[Provided material]
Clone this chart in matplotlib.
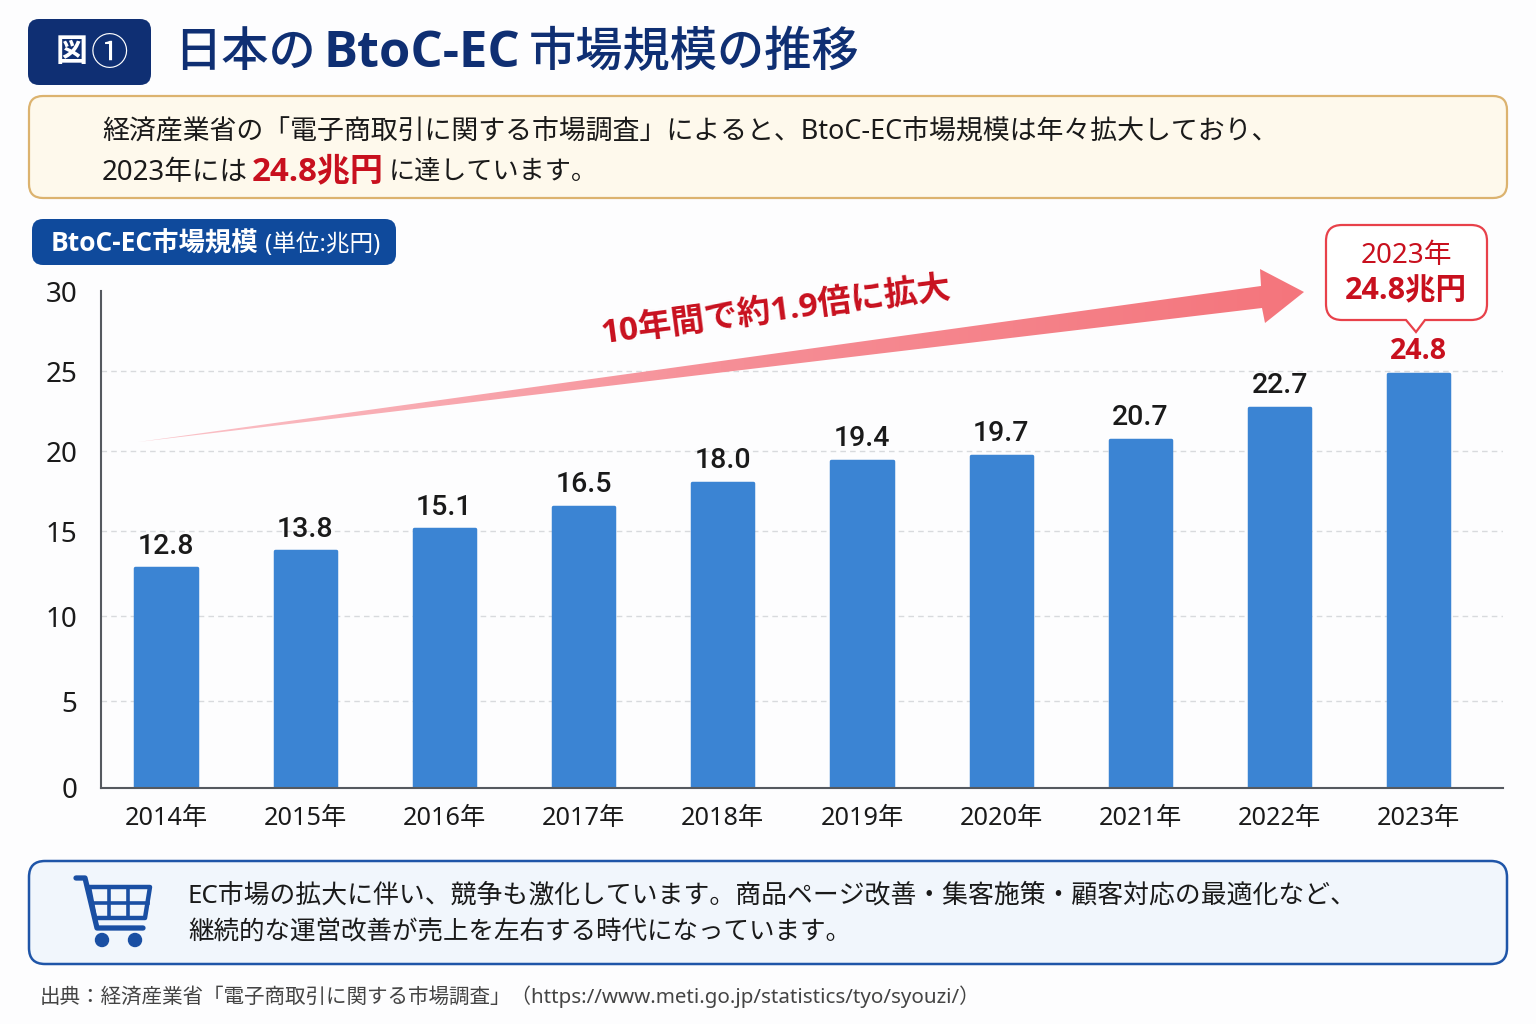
import matplotlib
matplotlib.use('Agg')
import matplotlib.pyplot as plt
import numpy as np
from matplotlib.colors import LinearSegmentedColormap
from matplotlib.patches import Circle, FancyBboxPatch, PathPatch, Polygon
from matplotlib.path import Path

# 本文の英数字は Noto Sans、太字は Open Sans、数値ラベルは Roboto、かな漢字は CJK フォントに任せる
plt.rcParams['font.family'] = ['Noto Sans', 'Noto Sans CJK JP', 'DejaVu Sans']
HEAVY = ['Open Sans', 'Noto Sans CJK JP', 'DejaVu Sans']
MEDIUM = ['Roboto', 'Noto Sans CJK JP', 'DejaVu Sans']

years = ['2014年', '2015年', '2016年', '2017年', '2018年',
         '2019年', '2020年', '2021年', '2022年', '2023年']
market_size = [12.8, 13.8, 15.1, 16.5, 18.0, 19.4, 19.7, 20.7, 22.7, 24.8]
y_ticks = [0, 5, 10, 15, 20, 25, 30]
# 目盛りの間隔は下側がやや広い (軸の高さに対する割合)
y_tick_heights = [0, 0.175, 0.346, 0.517, 0.678, 0.839, 1.0]

NAVY = '#0f2f73'
BLUE = '#3b84d3'
RED = '#c8101e'
INK = '#1a1a1a'

W, H = 1536, 1024
fig = plt.figure(figsize=(W / 100, H / 100), dpi=100, facecolor='#fdfdfe')


def pos(left, top, right, bottom):
    return [left / W, 1 - bottom / H, (right - left) / W, (bottom - top) / H]


# ---- 棒グラフ本体 ----
ax = fig.add_axes(pos(101, 291, 1503, 788), facecolor='none')
ax.set_yscale('function', functions=(
    lambda v: np.interp(v, y_ticks, y_tick_heights),
    lambda h: np.interp(h, y_tick_heights, y_ticks),
))
x = np.arange(len(years))
for v in y_ticks[1:-1]:
    ax.axhline(v, color='#d8dadd', linewidth=1.0, linestyle=(0, (4, 3)), zorder=0)
bars = ax.bar(x, market_size, width=0.44, color=BLUE, edgecolor=BLUE,
              linewidth=2.5, joinstyle='round', zorder=2)
ax.set_xlim(-0.467, 9.605)
ax.set_ylim(0, 30)
ax.set_yticks(y_ticks)
ax.set_xticks(x, years)
ax.minorticks_off()
ax.tick_params(axis='both', length=0, labelcolor=INK)
ax.tick_params(axis='y', labelsize=20, pad=17)
ax.tick_params(axis='x', labelsize=18.2, pad=13)
for side in ['top', 'right']:
    ax.spines[side].set_visible(False)
for side in ['left', 'bottom']:
    ax.spines[side].set_color('#55595f')
    ax.spines[side].set_linewidth(1.5)

for i, v in enumerate(market_size):
    last = i == len(market_size) - 1
    ax.annotate(f'{v:.1f}', xy=(i, v), xytext=(0, 16), textcoords='offset points',
                ha='center', va='center', fontsize=20.5, family=HEAVY if last else MEDIUM,
                color=RED if last else INK, fontweight='bold' if last else 'medium')

# ---- 見出し・枠・注釈はピクセル座標のレイヤーに描く ----
ov = fig.add_axes([0, 0, 1, 1], facecolor='none')
ov.set_xlim(0, W)
ov.set_ylim(H, 0)
ov.axis('off')


def box(left, top, right, bottom, radius, face, edge='none', lw=1.5):
    ov.add_patch(FancyBboxPatch((left + radius, top + radius),
                                right - left - 2 * radius, bottom - top - 2 * radius,
                                boxstyle=f'round,pad={radius},rounding_size={radius}',
                                facecolor=face, edgecolor=edge, linewidth=lw))


# タイトル
box(28, 19, 151, 85, 11, NAVY)
ov.text(72, 53, '図', color='white', fontsize=23, fontweight='bold', ha='center', va='center')
ov.text(109, 55, '①', color='white', fontsize=27, ha='center', va='center')
ov.text(174, 54, '日本の', color=NAVY, fontsize=34, fontweight='medium', ha='left', va='center')
ov.text(324, 54, 'BtoC-EC', color=NAVY, fontsize=36.5, fontweight='bold', family=HEAVY, ha='left', va='center')
ov.text(529, 54, '市場規模の推移', color=NAVY, fontsize=34, fontweight='medium', ha='left', va='center')

# リード文
box(29, 96, 1507, 198, 14, '#fef9ec', '#dcb36f', 1.6)
ov.text(102, 131, '経済産業省の「電子商取引に関する市場調査」によると、BtoC-EC市場規模は年々拡大しており、',
        color=INK, fontsize=19.4, ha='left', va='center')
ov.text(102, 173, '2023年には', color=INK, fontsize=19.9, ha='left', va='center')
ov.text(252, 172, '24.8兆円', color=RED, fontsize=23.8, fontweight='bold', family=HEAVY, ha='left', va='center')
ov.text(389, 173, 'に達しています。', color=INK, fontsize=18.8, ha='left', va='center')

# 単位ラベル
box(32, 219, 396, 265, 11, '#0f4a9c')
ov.text(51, 244, 'BtoC-EC市場規模', color='white', fontsize=19, fontweight='bold', family=HEAVY,
        ha='left', va='center')
ov.text(265, 245, '(単位:兆円)', color='white', fontsize=17, ha='left', va='center')

# 拡大を示すグラデーションの矢印
arrow_pts = [(138, 442), (1261, 286), (1260, 269), (1304, 292), (1265, 323), (1262, 308)]
arrow_cmap = LinearSegmentedColormap.from_list('arrow', ['#fbc4ca', '#f68f97', '#f4757c'])
grad = ov.imshow(np.linspace(0, 1, 256).reshape(1, -1), cmap=arrow_cmap, aspect='auto',
                 extent=(138, 1305, 445, 265), zorder=3)
arrow_clip = Polygon(arrow_pts, closed=True, transform=ov.transData)
grad.set_clip_path(arrow_clip)
ov.set_xlim(0, W)
ov.set_ylim(H, 0)
ov.text(776, 311, '10年間で約1.9倍に拡大', color=RED, fontsize=24, fontweight='bold', family=HEAVY,
        rotation=7.5, rotation_mode='anchor', ha='center', va='center', zorder=4)

# 吹き出し
l, t, r, b, c = 1326, 225, 1487, 320, 16
verts = [(l + c, t), (r - c, t), (r, t), (r, t + c), (r, b - c), (r, b), (r - c, b),
         (1425, b), (1416, 332), (1406, b), (l + c, b), (l, b), (l, b - c),
         (l, t + c), (l, t), (l + c, t), (l + c, t)]
codes = [Path.MOVETO, Path.LINETO, Path.CURVE3, Path.CURVE3, Path.LINETO, Path.CURVE3, Path.CURVE3,
         Path.LINETO, Path.LINETO, Path.LINETO, Path.LINETO, Path.CURVE3, Path.CURVE3,
         Path.LINETO, Path.CURVE3, Path.CURVE3, Path.CLOSEPOLY]
ov.add_patch(PathPatch(Path(verts, codes), facecolor='white', edgecolor='#e8414a', linewidth=1.6, zorder=3))
ov.text(1406, 256, '2023年', color=RED, fontsize=20, ha='center', va='center', zorder=4)
ov.text(1406, 291, '24.8兆円', color=RED, fontsize=22, fontweight='bold', family=HEAVY,
        ha='center', va='center', zorder=4)

# 下部のメッセージ枠とカートのアイコン
box(29, 861, 1507, 964, 16, '#f1f6fc', '#1f55a8', 1.8)
CART = '#1a4fa3'
ov.plot([76, 85, 97, 143], [878, 878, 928, 928], color=CART, linewidth=3.8,
        solid_capstyle='round', solid_joinstyle='round')
ov.add_patch(Polygon([(89, 887), (150, 887), (145, 918), (95, 918)], closed=True,
                     facecolor='none', edgecolor=CART, linewidth=3.2, joinstyle='round'))
ov.plot([109, 109], [887, 918], color=CART, linewidth=2.6)
ov.plot([128, 128], [887, 918], color=CART, linewidth=2.6)
ov.plot([91, 148], [902.5, 902.5], color=CART, linewidth=2.6)
ov.add_patch(Circle((102, 940), 6.5, color=CART))
ov.add_patch(Circle((135, 940), 6.5, color=CART))
ov.text(188, 896, 'EC市場の拡大に伴い、競争も激化しています。商品ページ改善・集客施策・顧客対応の最適化など、',
        color=INK, fontsize=18.6, ha='left', va='center')
ov.text(188, 933, '継続的な運営改善が売上を左右する時代になっています。',
        color=INK, fontsize=18.4, ha='left', va='center')

# 出典
ov.text(40, 997, '出典：経済産業省「電子商取引に関する市場調査」（https://www.meti.go.jp/statistics/tyo/syouzi/）',
        color='#444444', fontsize=14.8, ha='left', va='center')

fig.savefig('out.png', dpi=100, facecolor=fig.get_facecolor())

[Stated goal] With all pictures left out, please transcribe exactly the lines from the start of the material through the line with "from matplotlib.path import Path".

[Written answer]
Clone this chart in matplotlib.
import matplotlib
matplotlib.use('Agg')
import matplotlib.pyplot as plt
import numpy as np
from matplotlib.colors import LinearSegmentedColormap
from matplotlib.patches import Circle, FancyBboxPatch, PathPatch, Polygon
from matplotlib.path import Path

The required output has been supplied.